Stated exercise ->
Each record below is to be copied word for word, with pictures removed.

Records shown ->

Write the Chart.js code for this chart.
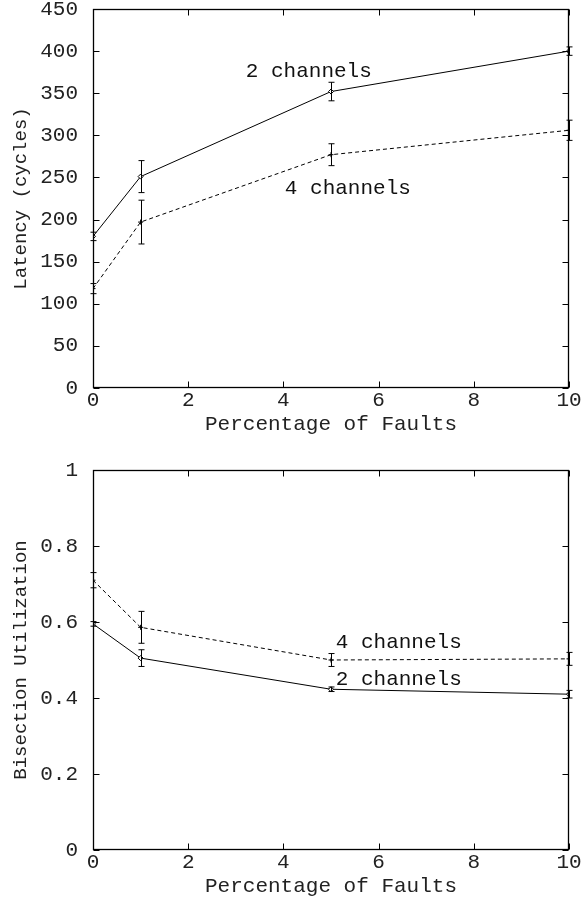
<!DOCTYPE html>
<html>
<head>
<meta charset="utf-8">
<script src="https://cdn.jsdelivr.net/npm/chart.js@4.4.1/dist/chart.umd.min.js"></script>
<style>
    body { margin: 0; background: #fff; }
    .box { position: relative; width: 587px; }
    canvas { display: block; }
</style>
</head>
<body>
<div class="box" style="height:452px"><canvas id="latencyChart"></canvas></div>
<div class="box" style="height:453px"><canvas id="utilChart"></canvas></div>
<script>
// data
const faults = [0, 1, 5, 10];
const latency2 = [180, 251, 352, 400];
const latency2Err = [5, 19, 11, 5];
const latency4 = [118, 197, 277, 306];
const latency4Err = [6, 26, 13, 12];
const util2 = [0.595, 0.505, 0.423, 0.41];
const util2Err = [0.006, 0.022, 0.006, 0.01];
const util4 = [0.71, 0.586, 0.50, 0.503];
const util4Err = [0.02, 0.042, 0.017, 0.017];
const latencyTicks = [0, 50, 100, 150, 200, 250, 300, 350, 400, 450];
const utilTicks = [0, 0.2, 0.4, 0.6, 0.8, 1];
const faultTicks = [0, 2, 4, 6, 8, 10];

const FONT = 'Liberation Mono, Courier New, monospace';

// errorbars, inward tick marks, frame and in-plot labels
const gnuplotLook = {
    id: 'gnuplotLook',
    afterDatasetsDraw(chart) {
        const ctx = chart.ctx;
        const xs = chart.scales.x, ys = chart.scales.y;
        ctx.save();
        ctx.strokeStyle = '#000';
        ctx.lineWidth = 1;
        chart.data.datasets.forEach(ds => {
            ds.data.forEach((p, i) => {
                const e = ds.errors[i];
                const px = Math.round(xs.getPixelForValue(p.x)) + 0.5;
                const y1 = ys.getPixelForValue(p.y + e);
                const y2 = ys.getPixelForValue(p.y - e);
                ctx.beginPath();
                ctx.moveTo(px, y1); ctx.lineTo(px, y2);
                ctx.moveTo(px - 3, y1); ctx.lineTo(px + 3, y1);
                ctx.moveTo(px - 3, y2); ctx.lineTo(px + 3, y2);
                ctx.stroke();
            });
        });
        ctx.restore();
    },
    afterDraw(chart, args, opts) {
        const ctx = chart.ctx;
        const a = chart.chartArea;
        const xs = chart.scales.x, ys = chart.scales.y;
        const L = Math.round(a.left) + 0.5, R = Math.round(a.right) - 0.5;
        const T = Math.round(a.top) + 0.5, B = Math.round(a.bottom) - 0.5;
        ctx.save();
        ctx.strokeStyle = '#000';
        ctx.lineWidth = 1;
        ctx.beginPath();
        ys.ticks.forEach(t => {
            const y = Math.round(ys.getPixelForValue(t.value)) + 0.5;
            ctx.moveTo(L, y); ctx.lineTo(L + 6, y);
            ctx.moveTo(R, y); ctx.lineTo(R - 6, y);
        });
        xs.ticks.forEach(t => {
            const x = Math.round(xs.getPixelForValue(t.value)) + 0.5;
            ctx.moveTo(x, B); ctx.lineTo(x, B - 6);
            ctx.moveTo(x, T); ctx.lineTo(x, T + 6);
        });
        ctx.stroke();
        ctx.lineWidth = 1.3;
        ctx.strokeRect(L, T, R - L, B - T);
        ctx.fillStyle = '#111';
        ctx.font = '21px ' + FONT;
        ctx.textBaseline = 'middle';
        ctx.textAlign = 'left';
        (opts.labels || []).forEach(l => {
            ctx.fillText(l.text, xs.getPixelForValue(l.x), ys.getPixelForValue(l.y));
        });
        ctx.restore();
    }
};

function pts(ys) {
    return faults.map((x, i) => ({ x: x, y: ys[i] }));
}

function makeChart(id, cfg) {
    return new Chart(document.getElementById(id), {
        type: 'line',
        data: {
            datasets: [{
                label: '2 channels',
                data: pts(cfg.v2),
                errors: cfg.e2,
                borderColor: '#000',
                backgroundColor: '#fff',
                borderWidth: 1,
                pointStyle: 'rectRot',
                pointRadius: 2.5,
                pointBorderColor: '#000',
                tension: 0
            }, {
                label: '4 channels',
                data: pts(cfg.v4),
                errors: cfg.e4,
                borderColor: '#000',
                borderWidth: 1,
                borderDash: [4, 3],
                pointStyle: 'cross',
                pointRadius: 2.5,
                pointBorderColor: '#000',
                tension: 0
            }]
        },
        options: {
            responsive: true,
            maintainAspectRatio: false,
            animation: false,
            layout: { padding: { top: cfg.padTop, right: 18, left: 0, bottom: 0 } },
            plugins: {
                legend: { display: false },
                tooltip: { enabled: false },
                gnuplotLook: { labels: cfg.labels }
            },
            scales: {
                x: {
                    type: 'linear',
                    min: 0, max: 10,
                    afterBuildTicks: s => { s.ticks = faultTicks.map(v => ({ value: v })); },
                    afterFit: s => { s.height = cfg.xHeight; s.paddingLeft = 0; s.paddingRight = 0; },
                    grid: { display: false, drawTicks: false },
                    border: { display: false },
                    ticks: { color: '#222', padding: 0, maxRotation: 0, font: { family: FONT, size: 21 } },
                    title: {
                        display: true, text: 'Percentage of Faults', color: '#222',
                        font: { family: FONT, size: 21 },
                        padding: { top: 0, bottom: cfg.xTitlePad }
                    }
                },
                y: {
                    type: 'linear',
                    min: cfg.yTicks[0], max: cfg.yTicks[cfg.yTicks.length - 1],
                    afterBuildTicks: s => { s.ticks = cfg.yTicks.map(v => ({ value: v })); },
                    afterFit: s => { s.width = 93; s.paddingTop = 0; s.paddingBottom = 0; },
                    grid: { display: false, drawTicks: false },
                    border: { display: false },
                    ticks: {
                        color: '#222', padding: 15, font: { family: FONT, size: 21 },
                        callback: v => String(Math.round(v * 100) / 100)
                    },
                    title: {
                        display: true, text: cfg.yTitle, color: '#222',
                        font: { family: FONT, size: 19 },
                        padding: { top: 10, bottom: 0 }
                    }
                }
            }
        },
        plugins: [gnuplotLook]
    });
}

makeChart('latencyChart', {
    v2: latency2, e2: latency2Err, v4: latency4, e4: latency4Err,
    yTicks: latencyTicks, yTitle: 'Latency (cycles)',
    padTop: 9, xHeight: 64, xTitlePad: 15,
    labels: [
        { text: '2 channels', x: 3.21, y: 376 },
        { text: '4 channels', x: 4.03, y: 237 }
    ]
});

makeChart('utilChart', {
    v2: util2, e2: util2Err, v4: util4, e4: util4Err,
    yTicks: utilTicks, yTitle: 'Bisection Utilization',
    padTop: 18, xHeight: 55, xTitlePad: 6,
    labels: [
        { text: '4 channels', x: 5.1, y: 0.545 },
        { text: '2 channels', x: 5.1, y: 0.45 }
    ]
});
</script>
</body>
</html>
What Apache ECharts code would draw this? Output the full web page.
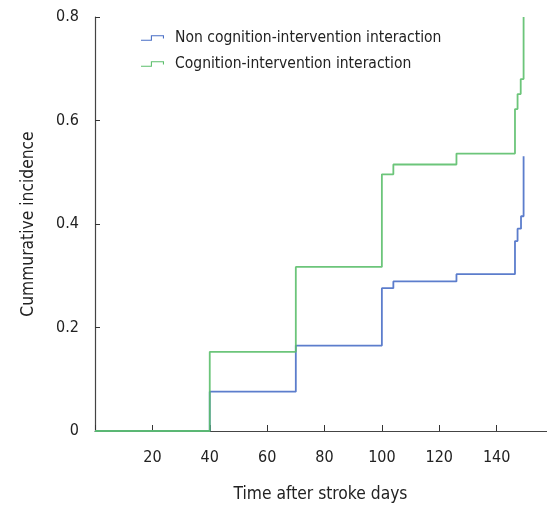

Output for this exercise ->
Write the Chart.js code for this chart.
<!DOCTYPE html>
<html>
<head>
<meta charset="utf-8">
<script src="https://cdn.jsdelivr.net/npm/chart.js@4.4.1/dist/chart.umd.min.js"></script>
<style>
    body { margin: 0; background: #fff; }
    .box { position: relative; width: 587px; }
    canvas { display: block; }
</style>
</head>
<body>
<div class="box" style="height:452px"><canvas id="latencyChart"></canvas></div>
<div class="box" style="height:453px"><canvas id="utilChart"></canvas></div>
<script>
// data
const faults = [0, 1, 5, 10];
const latency2 = [180, 251, 352, 400];
const latency2Err = [5, 19, 11, 5];
const latency4 = [118, 197, 277, 306];
const latency4Err = [6, 26, 13, 12];
const util2 = [0.595, 0.505, 0.423, 0.41];
const util2Err = [0.006, 0.022, 0.006, 0.01];
const util4 = [0.71, 0.586, 0.50, 0.503];
const util4Err = [0.02, 0.042, 0.017, 0.017];
const latencyTicks = [0, 50, 100, 150, 200, 250, 300, 350, 400, 450];
const utilTicks = [0, 0.2, 0.4, 0.6, 0.8, 1];
const faultTicks = [0, 2, 4, 6, 8, 10];

const FONT = 'Liberation Mono, Courier New, monospace';

// errorbars, inward tick marks, frame and in-plot labels
const gnuplotLook = {
    id: 'gnuplotLook',
    afterDatasetsDraw(chart) {
        const ctx = chart.ctx;
        const xs = chart.scales.x, ys = chart.scales.y;
        ctx.save();
        ctx.strokeStyle = '#000';
        ctx.lineWidth = 1;
        chart.data.datasets.forEach(ds => {
            ds.data.forEach((p, i) => {
                const e = ds.errors[i];
                const px = Math.round(xs.getPixelForValue(p.x)) + 0.5;
                const y1 = ys.getPixelForValue(p.y + e);
                const y2 = ys.getPixelForValue(p.y - e);
                ctx.beginPath();
                ctx.moveTo(px, y1); ctx.lineTo(px, y2);
                ctx.moveTo(px - 3, y1); ctx.lineTo(px + 3, y1);
                ctx.moveTo(px - 3, y2); ctx.lineTo(px + 3, y2);
                ctx.stroke();
            });
        });
        ctx.restore();
    },
    afterDraw(chart, args, opts) {
        const ctx = chart.ctx;
        const a = chart.chartArea;
        const xs = chart.scales.x, ys = chart.scales.y;
        const L = Math.round(a.left) + 0.5, R = Math.round(a.right) - 0.5;
        const T = Math.round(a.top) + 0.5, B = Math.round(a.bottom) - 0.5;
        ctx.save();
        ctx.strokeStyle = '#000';
        ctx.lineWidth = 1;
        ctx.beginPath();
        ys.ticks.forEach(t => {
            const y = Math.round(ys.getPixelForValue(t.value)) + 0.5;
            ctx.moveTo(L, y); ctx.lineTo(L + 6, y);
            ctx.moveTo(R, y); ctx.lineTo(R - 6, y);
        });
        xs.ticks.forEach(t => {
            const x = Math.round(xs.getPixelForValue(t.value)) + 0.5;
            ctx.moveTo(x, B); ctx.lineTo(x, B - 6);
            ctx.moveTo(x, T); ctx.lineTo(x, T + 6);
        });
        ctx.stroke();
        ctx.lineWidth = 1.3;
        ctx.strokeRect(L, T, R - L, B - T);
        ctx.fillStyle = '#111';
        ctx.font = '21px ' + FONT;
        ctx.textBaseline = 'middle';
        ctx.textAlign = 'left';
        (opts.labels || []).forEach(l => {
            ctx.fillText(l.text, xs.getPixelForValue(l.x), ys.getPixelForValue(l.y));
        });
        ctx.restore();
    }
};

function pts(ys) {
    return faults.map((x, i) => ({ x: x, y: ys[i] }));
}

function makeChart(id, cfg) {
    return new Chart(document.getElementById(id), {
        type: 'line',
        data: {
            datasets: [{
                label: '2 channels',
                data: pts(cfg.v2),
                errors: cfg.e2,
                borderColor: '#000',
                backgroundColor: '#fff',
                borderWidth: 1,
                pointStyle: 'rectRot',
                pointRadius: 2.5,
                pointBorderColor: '#000',
                tension: 0
            }, {
                label: '4 channels',
                data: pts(cfg.v4),
                errors: cfg.e4,
                borderColor: '#000',
                borderWidth: 1,
                borderDash: [4, 3],
                pointStyle: 'cross',
                pointRadius: 2.5,
                pointBorderColor: '#000',
                tension: 0
            }]
        },
        options: {
            responsive: true,
            maintainAspectRatio: false,
            animation: false,
            layout: { padding: { top: cfg.padTop, right: 18, left: 0, bottom: 0 } },
            plugins: {
                legend: { display: false },
                tooltip: { enabled: false },
                gnuplotLook: { labels: cfg.labels }
            },
            scales: {
                x: {
                    type: 'linear',
                    min: 0, max: 10,
                    afterBuildTicks: s => { s.ticks = faultTicks.map(v => ({ value: v })); },
                    afterFit: s => { s.height = cfg.xHeight; s.paddingLeft = 0; s.paddingRight = 0; },
                    grid: { display: false, drawTicks: false },
                    border: { display: false },
                    ticks: { color: '#222', padding: 0, maxRotation: 0, font: { family: FONT, size: 21 } },
                    title: {
                        display: true, text: 'Percentage of Faults', color: '#222',
                        font: { family: FONT, size: 21 },
                        padding: { top: 0, bottom: cfg.xTitlePad }
                    }
                },
                y: {
                    type: 'linear',
                    min: cfg.yTicks[0], max: cfg.yTicks[cfg.yTicks.length - 1],
                    afterBuildTicks: s => { s.ticks = cfg.yTicks.map(v => ({ value: v })); },
                    afterFit: s => { s.width = 93; s.paddingTop = 0; s.paddingBottom = 0; },
                    grid: { display: false, drawTicks: false },
                    border: { display: false },
                    ticks: {
                        color: '#222', padding: 15, font: { family: FONT, size: 21 },
                        callback: v => String(Math.round(v * 100) / 100)
                    },
                    title: {
                        display: true, text: cfg.yTitle, color: '#222',
                        font: { family: FONT, size: 19 },
                        padding: { top: 10, bottom: 0 }
                    }
                }
            }
        },
        plugins: [gnuplotLook]
    });
}

makeChart('latencyChart', {
    v2: latency2, e2: latency2Err, v4: latency4, e4: latency4Err,
    yTicks: latencyTicks, yTitle: 'Latency (cycles)',
    padTop: 9, xHeight: 64, xTitlePad: 15,
    labels: [
        { text: '2 channels', x: 3.21, y: 376 },
        { text: '4 channels', x: 4.03, y: 237 }
    ]
});

makeChart('utilChart', {
    v2: util2, e2: util2Err, v4: util4, e4: util4Err,
    yTicks: utilTicks, yTitle: 'Bisection Utilization',
    padTop: 18, xHeight: 55, xTitlePad: 6,
    labels: [
        { text: '4 channels', x: 5.1, y: 0.545 },
        { text: '2 channels', x: 5.1, y: 0.45 }
    ]
});
</script>
</body>
</html>
What Apache ECharts code would draw this? Output the full web page.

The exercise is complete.